Records contained in a dataset:

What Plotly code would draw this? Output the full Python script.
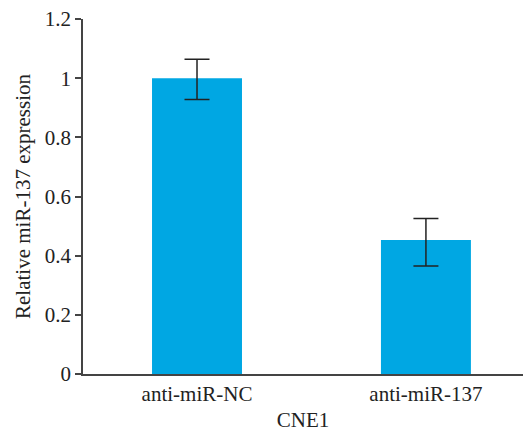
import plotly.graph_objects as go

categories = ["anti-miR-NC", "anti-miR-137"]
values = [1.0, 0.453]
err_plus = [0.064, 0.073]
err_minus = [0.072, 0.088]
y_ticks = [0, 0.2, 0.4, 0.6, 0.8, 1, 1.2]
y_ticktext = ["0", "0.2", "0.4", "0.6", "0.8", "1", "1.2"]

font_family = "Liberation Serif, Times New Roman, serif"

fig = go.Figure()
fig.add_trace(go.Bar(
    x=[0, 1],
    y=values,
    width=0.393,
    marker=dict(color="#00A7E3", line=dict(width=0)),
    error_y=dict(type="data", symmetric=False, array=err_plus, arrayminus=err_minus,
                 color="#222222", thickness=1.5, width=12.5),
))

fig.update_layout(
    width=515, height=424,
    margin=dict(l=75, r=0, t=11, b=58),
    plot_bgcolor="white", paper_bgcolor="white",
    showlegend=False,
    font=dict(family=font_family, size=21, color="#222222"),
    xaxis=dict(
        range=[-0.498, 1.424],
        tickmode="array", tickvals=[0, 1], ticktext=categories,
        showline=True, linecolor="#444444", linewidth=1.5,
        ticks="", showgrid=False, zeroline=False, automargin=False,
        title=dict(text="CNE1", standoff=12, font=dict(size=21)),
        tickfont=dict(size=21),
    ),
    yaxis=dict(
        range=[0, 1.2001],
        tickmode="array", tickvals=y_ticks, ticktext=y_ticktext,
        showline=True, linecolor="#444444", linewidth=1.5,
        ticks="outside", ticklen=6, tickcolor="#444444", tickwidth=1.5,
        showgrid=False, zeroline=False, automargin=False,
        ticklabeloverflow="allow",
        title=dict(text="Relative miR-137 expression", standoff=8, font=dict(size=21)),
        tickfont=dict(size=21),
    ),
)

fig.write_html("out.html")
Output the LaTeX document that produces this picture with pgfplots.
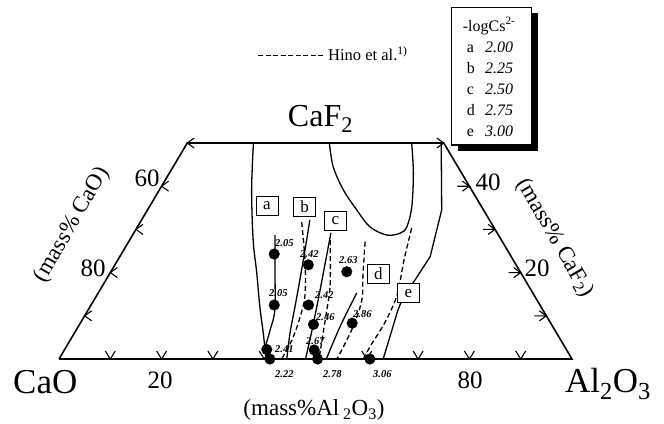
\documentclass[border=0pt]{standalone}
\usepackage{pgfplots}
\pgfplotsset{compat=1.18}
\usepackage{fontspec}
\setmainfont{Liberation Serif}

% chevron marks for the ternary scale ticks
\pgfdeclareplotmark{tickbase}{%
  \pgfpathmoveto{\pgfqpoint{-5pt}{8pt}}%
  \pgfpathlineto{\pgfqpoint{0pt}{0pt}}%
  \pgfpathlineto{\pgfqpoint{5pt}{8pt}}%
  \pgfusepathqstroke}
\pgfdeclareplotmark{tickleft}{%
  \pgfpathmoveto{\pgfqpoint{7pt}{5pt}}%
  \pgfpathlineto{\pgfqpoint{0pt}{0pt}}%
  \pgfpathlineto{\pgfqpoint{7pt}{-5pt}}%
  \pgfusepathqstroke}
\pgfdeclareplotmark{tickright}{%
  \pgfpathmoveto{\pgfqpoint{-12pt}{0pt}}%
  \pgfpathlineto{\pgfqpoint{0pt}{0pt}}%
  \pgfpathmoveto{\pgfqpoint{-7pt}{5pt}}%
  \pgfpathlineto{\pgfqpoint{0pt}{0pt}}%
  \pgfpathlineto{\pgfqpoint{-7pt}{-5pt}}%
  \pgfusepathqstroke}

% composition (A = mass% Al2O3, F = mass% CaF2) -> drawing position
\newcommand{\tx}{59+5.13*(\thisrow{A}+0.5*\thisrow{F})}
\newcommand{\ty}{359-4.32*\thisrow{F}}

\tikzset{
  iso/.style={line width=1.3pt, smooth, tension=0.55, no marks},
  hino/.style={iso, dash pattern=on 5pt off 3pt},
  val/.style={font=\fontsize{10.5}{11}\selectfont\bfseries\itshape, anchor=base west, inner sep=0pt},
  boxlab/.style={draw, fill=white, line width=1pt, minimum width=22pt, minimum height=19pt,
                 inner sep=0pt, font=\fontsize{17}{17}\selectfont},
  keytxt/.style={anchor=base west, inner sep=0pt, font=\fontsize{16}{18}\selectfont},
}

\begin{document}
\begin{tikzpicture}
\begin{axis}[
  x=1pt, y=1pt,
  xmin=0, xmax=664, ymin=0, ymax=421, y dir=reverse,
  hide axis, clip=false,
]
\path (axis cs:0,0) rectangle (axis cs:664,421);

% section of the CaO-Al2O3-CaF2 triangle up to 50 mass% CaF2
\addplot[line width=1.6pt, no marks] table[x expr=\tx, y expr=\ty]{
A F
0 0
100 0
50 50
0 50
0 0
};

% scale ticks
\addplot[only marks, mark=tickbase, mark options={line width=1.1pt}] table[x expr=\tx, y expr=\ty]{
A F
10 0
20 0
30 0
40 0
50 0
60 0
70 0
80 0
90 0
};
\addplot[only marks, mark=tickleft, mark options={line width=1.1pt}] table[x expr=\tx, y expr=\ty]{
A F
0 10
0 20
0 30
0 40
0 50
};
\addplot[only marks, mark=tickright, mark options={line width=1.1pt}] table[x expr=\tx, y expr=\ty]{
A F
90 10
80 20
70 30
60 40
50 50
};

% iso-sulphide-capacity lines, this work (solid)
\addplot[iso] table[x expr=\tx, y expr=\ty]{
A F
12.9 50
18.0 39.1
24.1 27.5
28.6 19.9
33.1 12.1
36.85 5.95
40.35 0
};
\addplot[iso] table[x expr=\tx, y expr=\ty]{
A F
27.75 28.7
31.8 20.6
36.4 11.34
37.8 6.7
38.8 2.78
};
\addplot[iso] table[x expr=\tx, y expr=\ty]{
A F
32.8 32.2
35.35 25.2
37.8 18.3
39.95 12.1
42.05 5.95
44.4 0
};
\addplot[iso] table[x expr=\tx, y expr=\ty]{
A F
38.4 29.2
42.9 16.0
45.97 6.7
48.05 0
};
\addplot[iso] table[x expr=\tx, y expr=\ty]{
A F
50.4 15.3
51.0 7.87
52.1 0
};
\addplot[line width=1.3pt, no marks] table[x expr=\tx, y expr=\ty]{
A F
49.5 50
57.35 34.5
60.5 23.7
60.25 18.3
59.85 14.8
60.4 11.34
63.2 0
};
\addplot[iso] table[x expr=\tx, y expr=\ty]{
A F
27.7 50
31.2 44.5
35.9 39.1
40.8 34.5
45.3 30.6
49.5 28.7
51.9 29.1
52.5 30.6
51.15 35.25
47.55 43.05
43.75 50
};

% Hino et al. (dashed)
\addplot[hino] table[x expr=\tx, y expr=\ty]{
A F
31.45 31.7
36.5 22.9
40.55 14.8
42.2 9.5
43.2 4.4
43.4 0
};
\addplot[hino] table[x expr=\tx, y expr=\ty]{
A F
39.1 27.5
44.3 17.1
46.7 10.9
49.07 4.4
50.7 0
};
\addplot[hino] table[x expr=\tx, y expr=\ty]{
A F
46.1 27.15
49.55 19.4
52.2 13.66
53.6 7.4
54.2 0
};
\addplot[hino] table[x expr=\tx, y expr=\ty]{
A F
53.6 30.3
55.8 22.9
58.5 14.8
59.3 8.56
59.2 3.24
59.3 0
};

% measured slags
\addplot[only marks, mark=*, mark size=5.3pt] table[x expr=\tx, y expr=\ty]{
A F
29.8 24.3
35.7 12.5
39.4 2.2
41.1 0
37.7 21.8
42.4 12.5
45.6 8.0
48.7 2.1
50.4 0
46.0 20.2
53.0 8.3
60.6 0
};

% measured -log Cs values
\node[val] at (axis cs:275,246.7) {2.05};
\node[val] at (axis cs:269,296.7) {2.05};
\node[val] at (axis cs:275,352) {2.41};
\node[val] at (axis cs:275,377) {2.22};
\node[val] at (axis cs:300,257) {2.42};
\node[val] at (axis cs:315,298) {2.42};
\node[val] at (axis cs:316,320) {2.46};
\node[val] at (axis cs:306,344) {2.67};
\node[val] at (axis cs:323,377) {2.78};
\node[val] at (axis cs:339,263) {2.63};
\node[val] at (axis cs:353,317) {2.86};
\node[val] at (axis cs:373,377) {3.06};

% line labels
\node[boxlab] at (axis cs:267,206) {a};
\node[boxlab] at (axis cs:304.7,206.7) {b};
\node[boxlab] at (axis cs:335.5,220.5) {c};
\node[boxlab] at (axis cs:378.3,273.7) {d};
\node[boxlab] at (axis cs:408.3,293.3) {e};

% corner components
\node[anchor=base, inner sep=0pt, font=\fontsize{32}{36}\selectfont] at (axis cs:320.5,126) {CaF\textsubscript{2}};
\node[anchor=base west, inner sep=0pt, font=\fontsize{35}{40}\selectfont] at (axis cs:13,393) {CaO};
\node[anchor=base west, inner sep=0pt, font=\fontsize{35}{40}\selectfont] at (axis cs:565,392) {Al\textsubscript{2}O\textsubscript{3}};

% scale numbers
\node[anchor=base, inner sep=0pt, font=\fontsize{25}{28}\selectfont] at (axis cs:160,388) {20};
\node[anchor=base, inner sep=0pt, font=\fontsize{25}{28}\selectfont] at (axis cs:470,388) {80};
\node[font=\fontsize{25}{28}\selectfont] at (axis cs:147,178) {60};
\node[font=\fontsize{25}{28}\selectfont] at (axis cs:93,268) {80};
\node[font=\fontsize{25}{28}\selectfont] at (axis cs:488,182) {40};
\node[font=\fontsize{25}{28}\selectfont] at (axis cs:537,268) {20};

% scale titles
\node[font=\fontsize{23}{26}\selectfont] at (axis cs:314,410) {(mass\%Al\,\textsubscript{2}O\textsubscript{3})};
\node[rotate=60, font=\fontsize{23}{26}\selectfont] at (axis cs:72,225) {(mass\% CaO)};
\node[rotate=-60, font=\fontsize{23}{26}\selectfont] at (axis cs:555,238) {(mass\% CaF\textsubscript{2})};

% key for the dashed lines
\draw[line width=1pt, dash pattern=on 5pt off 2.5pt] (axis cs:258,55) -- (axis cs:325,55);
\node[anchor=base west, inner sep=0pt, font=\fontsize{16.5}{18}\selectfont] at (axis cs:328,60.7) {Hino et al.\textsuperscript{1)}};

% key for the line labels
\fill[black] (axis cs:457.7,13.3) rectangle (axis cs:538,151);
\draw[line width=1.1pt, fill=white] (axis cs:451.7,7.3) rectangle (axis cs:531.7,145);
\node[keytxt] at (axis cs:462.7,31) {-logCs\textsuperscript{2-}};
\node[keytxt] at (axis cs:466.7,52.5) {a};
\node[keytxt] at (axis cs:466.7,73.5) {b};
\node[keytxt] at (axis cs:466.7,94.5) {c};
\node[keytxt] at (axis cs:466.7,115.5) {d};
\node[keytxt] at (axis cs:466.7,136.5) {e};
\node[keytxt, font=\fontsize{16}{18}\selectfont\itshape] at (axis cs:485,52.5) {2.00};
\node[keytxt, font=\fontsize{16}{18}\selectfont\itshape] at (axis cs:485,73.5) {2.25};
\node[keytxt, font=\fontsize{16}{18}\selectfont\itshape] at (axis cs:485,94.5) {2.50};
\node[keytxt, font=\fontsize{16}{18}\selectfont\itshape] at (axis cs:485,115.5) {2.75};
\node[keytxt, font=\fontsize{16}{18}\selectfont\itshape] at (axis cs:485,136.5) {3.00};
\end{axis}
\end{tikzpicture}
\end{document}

WHAT YOU ARE ASKED TO DO:
Take only the lines above from the one that has "Output the LaTeX" through the one that has "rectangle (axis cs:664,421);" and reproduce them exactly, omitting any pictures.

FULL ANSWER:
Output the LaTeX document that produces this picture with pgfplots.
\documentclass[border=0pt]{standalone}
\usepackage{pgfplots}
\pgfplotsset{compat=1.18}
\usepackage{fontspec}
\setmainfont{Liberation Serif}

% chevron marks for the ternary scale ticks
\pgfdeclareplotmark{tickbase}{%
  \pgfpathmoveto{\pgfqpoint{-5pt}{8pt}}%
  \pgfpathlineto{\pgfqpoint{0pt}{0pt}}%
  \pgfpathlineto{\pgfqpoint{5pt}{8pt}}%
  \pgfusepathqstroke}
\pgfdeclareplotmark{tickleft}{%
  \pgfpathmoveto{\pgfqpoint{7pt}{5pt}}%
  \pgfpathlineto{\pgfqpoint{0pt}{0pt}}%
  \pgfpathlineto{\pgfqpoint{7pt}{-5pt}}%
  \pgfusepathqstroke}
\pgfdeclareplotmark{tickright}{%
  \pgfpathmoveto{\pgfqpoint{-12pt}{0pt}}%
  \pgfpathlineto{\pgfqpoint{0pt}{0pt}}%
  \pgfpathmoveto{\pgfqpoint{-7pt}{5pt}}%
  \pgfpathlineto{\pgfqpoint{0pt}{0pt}}%
  \pgfpathlineto{\pgfqpoint{-7pt}{-5pt}}%
  \pgfusepathqstroke}

% composition (A = mass% Al2O3, F = mass% CaF2) -> drawing position
\newcommand{\tx}{59+5.13*(\thisrow{A}+0.5*\thisrow{F})}
\newcommand{\ty}{359-4.32*\thisrow{F}}

\tikzset{
  iso/.style={line width=1.3pt, smooth, tension=0.55, no marks},
  hino/.style={iso, dash pattern=on 5pt off 3pt},
  val/.style={font=\fontsize{10.5}{11}\selectfont\bfseries\itshape, anchor=base west, inner sep=0pt},
  boxlab/.style={draw, fill=white, line width=1pt, minimum width=22pt, minimum height=19pt,
                 inner sep=0pt, font=\fontsize{17}{17}\selectfont},
  keytxt/.style={anchor=base west, inner sep=0pt, font=\fontsize{16}{18}\selectfont},
}

\begin{document}
\begin{tikzpicture}
\begin{axis}[
  x=1pt, y=1pt,
  xmin=0, xmax=664, ymin=0, ymax=421, y dir=reverse,
  hide axis, clip=false,
]
\path (axis cs:0,0) rectangle (axis cs:664,421);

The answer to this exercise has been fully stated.